Day Two, Session One

Images as data

A greyscale image is a 2D array of pixel intensities.
A colour image has three such arrays, one per channel (RGB).
PyTorch represents images as tensors of shape \((\text{channels}, \text{height}, \text{width})\).
The question: how do we design a network that exploits the spatial structure of images?

The problem with MLPs for images

Parameter count. A \(224 \times 224\) colour image has \(224 \times 224 \times 3 = 150{,}528\) inputs. A first hidden layer of 512 units requires over 77 million weights.

No spatial structure. Flattening an image discards all proximity information. A fully-connected layer must learn spatial relationships from scratch, which is wasteful and slow.

Convolutional layers: local connectivity

A convolutional layer replaces the global weight matrix with a small, reusable filter.
A typical filter is \(3 \times 3\) — nine weights, plus a bias.
The filter slides across the image and computes a weighted sum at each position.
Each output unit depends only on a small local region of the input.

The convolution operation

For filter \(w\) of size \(k \times k\) on a single-channel input \(x\):

\[y_{i,j} = \sum_{m=0}^{k-1}\sum_{n=0}^{k-1} x_{i+m,\,j+n}\cdot w_{m,n} + b\]

One filter produces one feature map of the same spatial size (with padding).
A layer with 32 filters produces 32 feature maps stacked together.

Parameter sharing and translation invariance

The same filter weights are used at every position: parameter sharing.
A \(3 \times 3\) filter on a \(28 \times 28\) image uses \(9 + 1 = 10\) parameters regardless of image size.
This means the filter learns to detect a feature — an edge, a corner, a texture — wherever it appears.
Translation invariance: a cat in the top-left and a cat in the bottom-right activate the same filters.

Pooling

Pooling layers reduce spatial dimensions without learnable parameters.
Max pooling takes the maximum value in each non-overlapping window.
A \(2 \times 2\) max pool halves height and width.
Combined with convolutions, successive pooling builds increasingly compact representations.
Also provides a degree of local translation invariance within the pooling window.

Batch normalisation

Applied after convolution, before activation, per channel:

\[\hat{x} = \frac{x - \mu_B}{\sqrt{\sigma_B^2 + \varepsilon}}, \qquad y = \gamma\hat{x} + \beta\]

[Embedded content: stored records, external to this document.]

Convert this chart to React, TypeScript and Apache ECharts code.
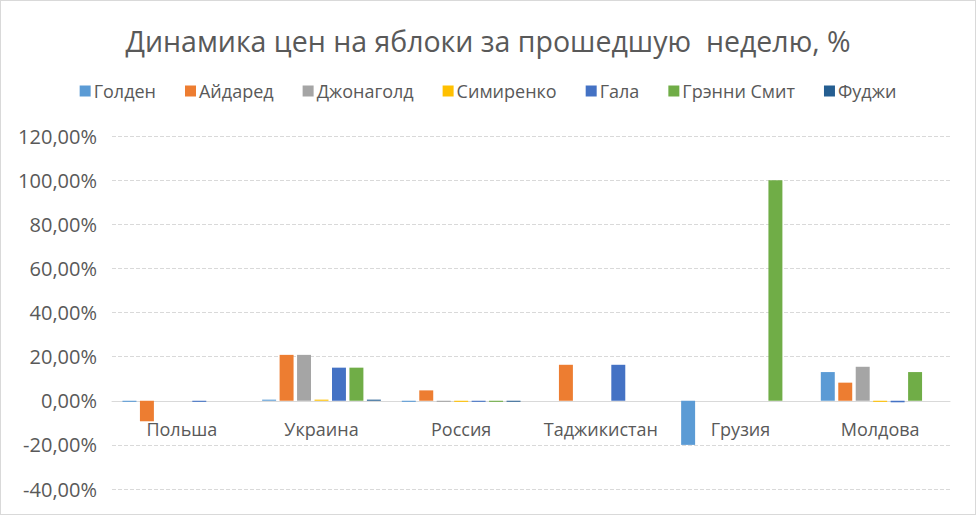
import React, { useEffect, useRef } from "react";
import * as echarts from "echarts";

const categories = ["Польша", "Украина", "Россия", "Таджикистан", "Грузия", "Молдова"];
const seriesNames = ["Голден", "Айдаред", "Джонаголд", "Симиренко", "Гала", "Грэнни Смит", "Фуджи"];
const colors = ["#5B9BD5", "#ED7D31", "#A5A5A5", "#FFC000", "#4472C4", "#70AD47", "#255E91"];

const golden = [-0.5, 0.5, -0.5, 0, -20, 13];
const aidared = [-9.3, 20.8, 4.7, 16.3, 0, 8.2];
const jonagold = [0, 20.8, -0.5, 0, 0, 15.4];
const simirenko = [0, 0.5, -0.5, 0, 0, -0.5];
const gala = [-0.5, 15, -0.5, 16.3, 0, -0.7];
const grannySmith = [0, 15, -0.5, 0, 100, 13];
const fuji = [0, 0.5, -0.5, 0, 0, 0];

const seriesData = [golden, aidared, jonagold, simirenko, gala, grannySmith, fuji];
const yMin = -40;
const yMax = 120;

const fmt = (v: number) => v.toFixed(2).replace(".", ",") + "%";

export default function App() {
  const ref = useRef<HTMLDivElement>(null);
  useEffect(() => {
    const chart = echarts.init(ref.current!, null, { renderer: "svg" });
    const font = "'Open Sans', 'Noto Sans', sans-serif";
    const gridTop = 135;
    const gridBottom = 25;
    const gridHeight = 513 - gridTop - gridBottom;
    const zeroOffset = (-yMin / (yMax - yMin)) * gridHeight;
    chart.setOption({
      animation: false,
      textStyle: { fontFamily: font },
      title: {
        text: "Динамика цен на яблоки за прошедшую  неделю, %",
        left: "center",
        top: 20,
        textStyle: { fontSize: 28.5, fontWeight: "normal", color: "#595959", fontFamily: font },
      },
      legend: {
        top: 76,
        left: "center",
        itemWidth: 11,
        itemHeight: 11,
        itemGap: 29,
        icon: "rect",
        textStyle: { fontSize: 18, color: "#595959", fontFamily: font, padding: [0, 0, 0, -2] },
        data: seriesNames,
      },
      grid: { left: 111, right: 25, top: gridTop, bottom: gridBottom, containLabel: false },
      xAxis: {
        type: "category",
        data: categories,
        position: "bottom",
        offset: -zeroOffset,
        axisLine: { onZero: false, lineStyle: { color: "#D9D9D9" } },
        axisTick: { show: false },
        axisLabel: { fontSize: 18, color: "#595959", margin: 19, interval: 0, fontFamily: font },
      },
      yAxis: {
        type: "value",
        min: yMin,
        max: yMax,
        interval: 20,
        axisLine: { show: false },
        axisTick: { show: false },
        splitLine: { lineStyle: { color: "#D9D9D9", type: "dashed" } },
        axisLabel: { fontSize: 20, color: "#595959", margin: 15, formatter: fmt, fontFamily: font },
      },
      series: seriesNames.map((name, i) => ({
        name,
        type: "bar",
        data: seriesData[i],
        barGap: "25%",
        barCategoryGap: "15%",
        itemStyle: { color: colors[i] },
      })),
    });
    return () => chart.dispose();
  }, []);
  return (
    <div
      style={{
        position: "absolute",
        left: 0,
        top: 0,
        width: 976,
        height: 515,
        boxSizing: "border-box",
        border: "1px solid #D9D9D9",
        background: "#fff",
      }}
    >
      <div ref={ref} style={{ width: 974, height: 513 }} />
    </div>
  );
}
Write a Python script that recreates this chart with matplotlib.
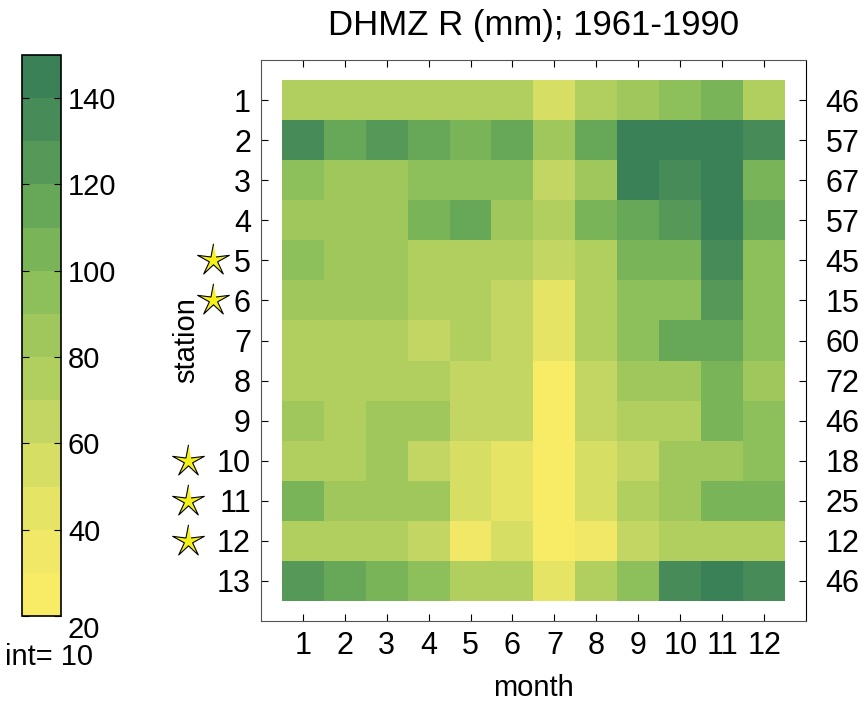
import numpy as np
import matplotlib
matplotlib.use('Agg')
from matplotlib import pyplot as plt
from matplotlib.colors import ListedColormap, BoundaryNorm
from matplotlib.path import Path

plt.rcParams['font.family'] = ['Liberation Sans', 'DejaVu Sans']

months = list(range(1, 13))
stations = list(range(1, 14))
station_years = ['46', '57', '67', '57', '45', '15', '60', '72', '46', '18', '25', '12', '46']
starred = [5, 6, 10, 11, 12]

# monthly precipitation (mm), rows = stations 1..13, cols = months 1..12
precip = np.array([
    [75, 72, 72, 72, 72, 72, 55, 78, 82, 92, 102, 75],
    [135, 115, 128, 118, 108, 118, 88, 115, 145, 145, 145, 132],
    [92, 85, 85, 95, 95, 95, 65, 85, 145, 135, 145, 102],
    [85, 85, 85, 105, 112, 88, 75, 105, 115, 125, 145, 112],
    [92, 85, 85, 75, 75, 72, 65, 75, 105, 105, 135, 92],
    [85, 82, 82, 75, 75, 65, 45, 75, 95, 95, 125, 92],
    [78, 78, 78, 65, 75, 65, 45, 75, 95, 115, 115, 92],
    [75, 75, 75, 75, 65, 65, 25, 65, 85, 85, 105, 85],
    [85, 75, 85, 85, 65, 65, 25, 65, 75, 75, 105, 95],
    [75, 75, 85, 65, 55, 45, 25, 55, 65, 85, 85, 95],
    [105, 88, 88, 85, 55, 45, 25, 55, 75, 85, 105, 105],
    [78, 78, 78, 65, 35, 55, 25, 38, 65, 75, 75, 75],
    [125, 115, 105, 95, 75, 75, 45, 75, 95, 135, 145, 132],
])

levels = np.arange(20, 151, 10)
cmap = ListedColormap([
    '#f8ec66', '#f0e866', '#e6e464', '#d7de64', '#c3d663', '#b0cf5f',
    '#9fc75b', '#8dbf5a', '#7ab459', '#67a758', '#569857', '#478b58', '#3b8158',
])
norm = BoundaryNorm(levels, cmap.N)

fig = plt.figure(figsize=(8.66, 7.02), dpi=100)
ax = fig.add_axes([0.301, 0.1154, 0.63, 0.7991])

mesh = ax.pcolormesh(np.arange(0.5, 13), np.arange(0.5, 14), precip, cmap=cmap, norm=norm)
ax.set_xlim(0, 13)
ax.set_ylim(14, 0)
ax.set_xticks(months)
ax.set_yticks(stations)
for sp in ax.spines.values():
    sp.set_color('#555555')
ax.spines['right'].set_color('black')
ax.set_title('DHMZ R (mm); 1961-1990', fontsize=25, pad=18)
ax.set_xlabel('month', fontsize=21)
ax.xaxis.set_label_coords(0.5, -0.095)
ax.set_ylabel('station', fontsize=21)
ax.yaxis.set_label_coords(-0.11, 0.5)

ax2 = ax.twinx()
ax2.set_ylim(14, 0)
ax2.set_yticks(stations)
ax2.set_yticklabels(station_years)
ax2.tick_params(direction='in', length=5, labelsize=22, pad=14)
for sp in ax2.spines.values():
    sp.set_visible(False)

# tick styling after twinx so nothing resets it
ax.tick_params(direction='in', top=True, length=5, labelsize=22)
ax.tick_params(axis='x', pad=7)
ax.tick_params(axis='y', pad=7)

# thin five-point star
ang = np.pi / 2 + np.arange(10) * np.pi / 5
rad = np.where(np.arange(10) % 2 == 0, 1.0, 0.26)
star = Path(np.column_stack([rad * np.cos(ang), rad * np.sin(ang)]))
for s in starred:
    xs = -1.14 if s < 10 else -1.74
    ax.plot(xs, s, marker=star, markersize=24, markerfacecolor='#f5ef1a',
            markeredgecolor='black', markeredgewidth=0.8, clip_on=False)

cax = fig.add_axes([0.0254, 0.1225, 0.045, 0.7991])
cbar = fig.colorbar(mesh, cax=cax, ticks=[20, 40, 60, 80, 100, 120, 140])
cbar.minorticks_off()
cbar.outline.set_edgecolor('black')
cbar.outline.set_linewidth(1.2)
cax.tick_params(direction='in', left=True, right=True, length=5, labelsize=21, pad=5)
cax.get_yticklabels()[0].set_va('top')
fig.text(0.006, 0.064, 'int= 10', fontsize=21, va='center')

fig.savefig('out.png', dpi=100)
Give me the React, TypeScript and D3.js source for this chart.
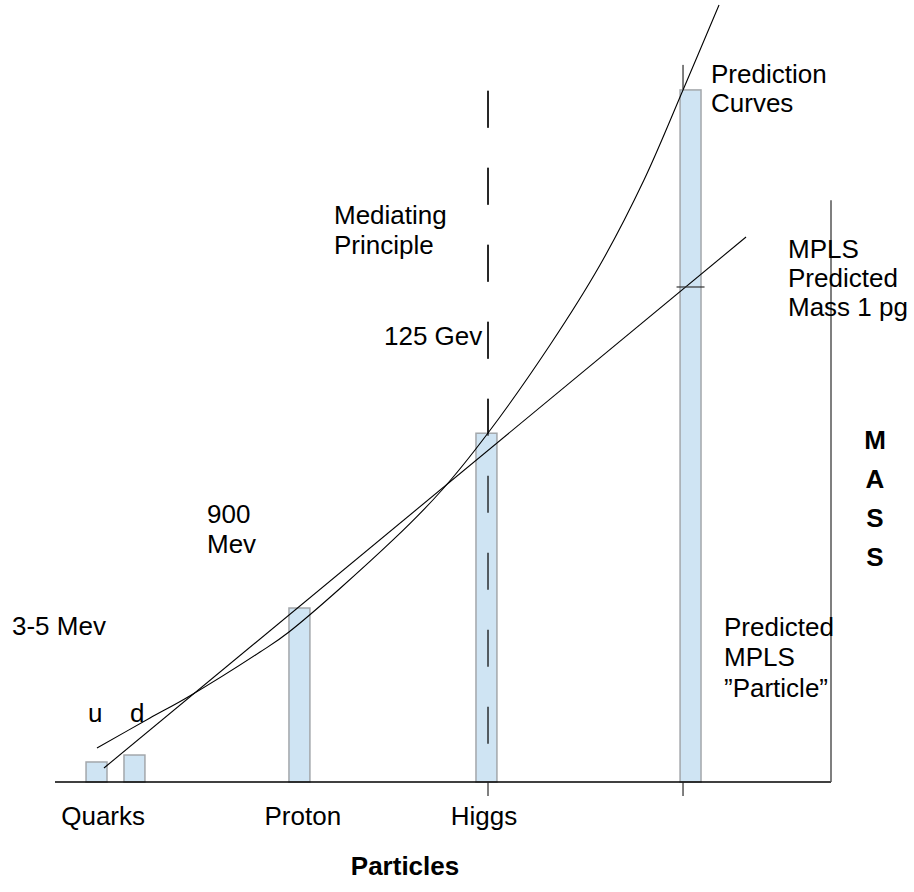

\(\mu_B\) and \(\sigma_B^2\) are the batch mean and variance.
\(\gamma\) and \(\beta\) are learned scale and shift parameters.
Prevents activations from growing very large or collapsing to zero in deep networks.
At evaluation time, uses running estimates accumulated during training.

CNN architecture

A typical image classification CNN:

input image (C, H, W)
  → Conv → BatchNorm → ReLU → Pool
  → Conv → BatchNorm → ReLU → Pool
  → Flatten
  → Linear → logits

Spatial dimensions shrink as depth increases.
The number of channels typically grows (more filters per layer).
The final flatten converts spatial feature maps into a vector for the classifier.